Health Care Proxy And A Living Will

 
Can you bear the thought of a 10 year legal battle among your family members when you die or become disabled?

How about the possibility that end of life decisions might be made not by you, and not even by your loved ones, but by a judge that you never met?

That’s what happened to Terri Schiavo. Terri collapsed at home in February 1990 when her heart stopped temporarily which cut off oxygen to her brain. She has been in a coma ever since. Doctors believe the incident occurred due to a potassium imbalance. She was only 26-years-old and had no children.

Her husband, Michael, became her legal guardian and sued doctors for misdiagnosing her condition.

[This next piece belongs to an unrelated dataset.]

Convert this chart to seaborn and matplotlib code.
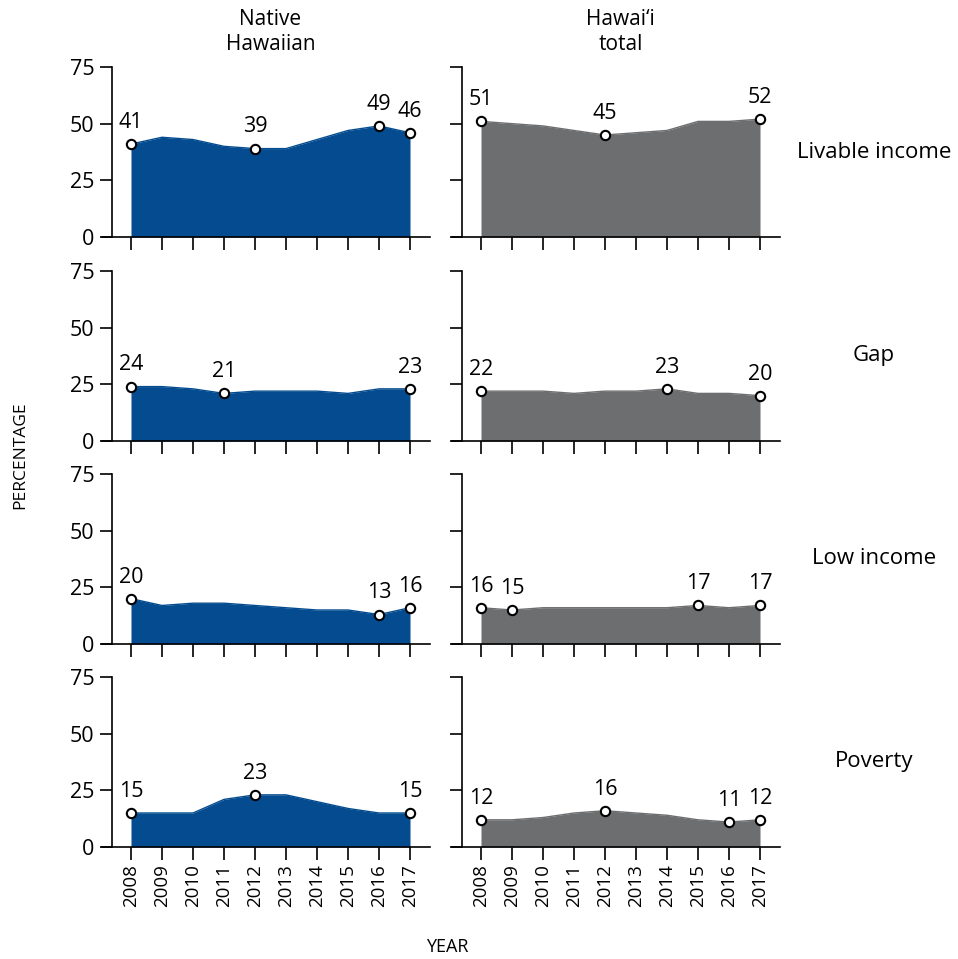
import numpy as np
import pandas as pd
import matplotlib
matplotlib.use("Agg")
import matplotlib.pyplot as plt
import seaborn as sns

years = list(range(2008, 2018))
groups = ["Native\nHawaiian", "Hawai\u2018i\ntotal"]
measures = ["Livable income", "Gap", "Low income", "Poverty"]

nh_livable = [41, 44, 43, 40, 39, 39, 43, 47, 49, 46]
hi_livable = [51, 50, 49, 47, 45, 46, 47, 51, 51, 52]
nh_gap = [24, 24, 23, 21, 22, 22, 22, 21, 23, 23]
hi_gap = [22, 22, 22, 21, 22, 22, 23, 21, 21, 20]
nh_low = [20, 17, 18, 18, 17, 16, 15, 15, 13, 16]
hi_low = [16, 15, 16, 16, 16, 16, 16, 17, 16, 17]
nh_poverty = [15, 15, 15, 21, 23, 23, 20, 17, 15, 15]
hi_poverty = [12, 12, 13, 15, 16, 15, 14, 12, 11, 12]

# labelled years per panel
nh_livable_lab = [2008, 2012, 2016, 2017]
hi_livable_lab = [2008, 2012, 2017]
nh_gap_lab = [2008, 2011, 2017]
hi_gap_lab = [2008, 2014, 2017]
nh_low_lab = [2008, 2016, 2017]
hi_low_lab = [2008, 2009, 2015, 2017]
nh_poverty_lab = [2008, 2012, 2017]
hi_poverty_lab = [2008, 2012, 2016, 2017]

series = [
    [(nh_livable, nh_livable_lab), (hi_livable, hi_livable_lab)],
    [(nh_gap, nh_gap_lab), (hi_gap, hi_gap_lab)],
    [(nh_low, nh_low_lab), (hi_low, hi_low_lab)],
    [(nh_poverty, nh_poverty_lab), (hi_poverty, hi_poverty_lab)],
]
colors = ["#044C8F", "#6D6E70"]

sns.set_theme(style="ticks")
plt.rcParams["font.family"] = ["Open Sans", "DejaVu Sans"]
plt.rcParams["axes.linewidth"] = 1.2
plt.rcParams["axes.edgecolor"] = "black"
plt.rcParams["text.color"] = "black"
plt.rcParams["xtick.color"] = "black"
plt.rcParams["ytick.color"] = "black"
plt.rcParams["xtick.labelcolor"] = "black"
plt.rcParams["ytick.labelcolor"] = "black"

fig = plt.figure(figsize=(9.58, 9.59), dpi=100)
W, H = 958, 959
col_left = [102, 452]
col_w = 328
row_top = [67, 271, 474, 677]
row_h = 170

x_left, x_right = 2007.065, 2017.645
spine_x = 2007.39

for r in range(4):
    for c in range(2):
        ax = fig.add_axes([col_left[c] / W, 1 - (row_top[r] + row_h) / H, col_w / W, row_h / H])
        vals, lab = series[r][c]
        df = pd.DataFrame({"year": years, "value": vals})
        ax.fill_between(df["year"], 0, df["value"], color=colors[c], linewidth=0, zorder=1)
        sns.lineplot(data=df, x="year", y="value", color=colors[c], linewidth=1, ax=ax, zorder=2)
        dl = df[df["year"].isin(lab)]
        sns.scatterplot(data=dl, x="year", y="value", ax=ax, s=45, color="white",
                        edgecolor="black", linewidth=1.5, zorder=5, clip_on=False)
        for _, row in dl.iterrows():
            ax.annotate(f"{int(row['value'])}", (row["year"], row["value"]),
                        xytext=(0, 8), textcoords="offset points", ha="center", va="bottom",
                        fontsize=15.5, color="black", annotation_clip=False)
        ax.set_xlim(x_left, x_right)
        ax.set_ylim(0, 75)
        ax.set_yticks([0, 25, 50, 75])
        ax.set_xticks(years)
        ax.spines["top"].set_visible(False)
        ax.spines["right"].set_visible(False)
        ax.spines["left"].set_position(("data", spine_x))
        ax.tick_params(axis="both", length=9, width=1.2, color="black", direction="out")
        if c == 0:
            ax.set_yticklabels(["0", "25", "50", "75"], fontsize=15.5)
        else:
            ax.set_yticklabels([])
        if r == 3:
            ax.set_xticklabels([str(y) for y in years], rotation=90, fontsize=13.5)
        else:
            ax.set_xticklabels([])
        ax.set_xlabel("")
        ax.set_ylabel("")
        ax.set_facecolor("white")
        if r == 0:
            ax.annotate(groups[c], ((2008 + 2017) / 2, 1.0), xycoords=ax.get_xaxis_transform(),
                        xytext=(0, 9), textcoords="offset points",
                        ha="center", va="bottom", fontsize=15, linespacing=1.2,
                        annotation_clip=False)
    fig.text(874 / W, 1 - (row_top[r] + row_h / 2) / H, measures[r], ha="center",
             va="center", fontsize=16)

fig.text(20 / W, 1 - 455 / H, "PERCENTAGE", rotation=90, ha="center", va="center", fontsize=12.5)
fig.text(447 / W, 1 - 947 / H, "YEAR", ha="center", va="center", fontsize=13)

fig.savefig("out.png", dpi=100, facecolor="white")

In November 1992, a jury awarded $700,000 for her care and $300,000 for Michael’s damages. In July 1993, Terri’s parents, who were concerned about Michael’s motivation, filed an action to remove him as guardian. That case was dismissed.

However, it marked the beginning of an eleven year fight over control of Terri’s care. In May 1998, Michael filed his first request to remove Terri’s feeding tube. Her parents objected and fought to keep the tube in place. Finally, after five years of court appeals, the Florida 2nd District Court of Appeal in June 2003, found that all reasonable efforts had been made to treat Terri and that after over 10 years on a feeding tube without any official signs of brain functions, her recovery was not reasonably foreseeable.

There were several additional appeals, including appeals to federal court. On October 15, 2003, doctors removed Terri’s feeding tube. On October 21, 2003, Governor Jeb Bush urged the Florida Senate and House to pass “Terri’s Law”, allowing him to intervene to force doctors to replace the feeding tube. Michael’s attorneys filed suit alleging Terri’s Law was unconstitutional. The trial judge ruled in his favor.

On September 23, 2004, the Florida Supreme Court agreed that the law was indeed unconstitutional and that the state government had improperly intruded on the power and sovereignty of the courts. The ultimate issue was whether Terri would have preferred to remain on life support treatments (a feeding tube) even if there was no medically recognized hope of recovery.

However, she never expressed her intentions in a living will. Many people like Terri have not done any estate planning because they don’t have much money, have all their assets jointly held either with a spouse and/or with the spouse designated as a beneficiary and/or don’t want to spend money on legal fees.

Unless you create a proper estate plan now, you run the risk that if something happens to you and/or your spouse, there will be a costly and bitter fight among your family members.

Not only end of life issues, such as living wills and health care proxies, but also issues surrounding the passing of wealth must be in writing.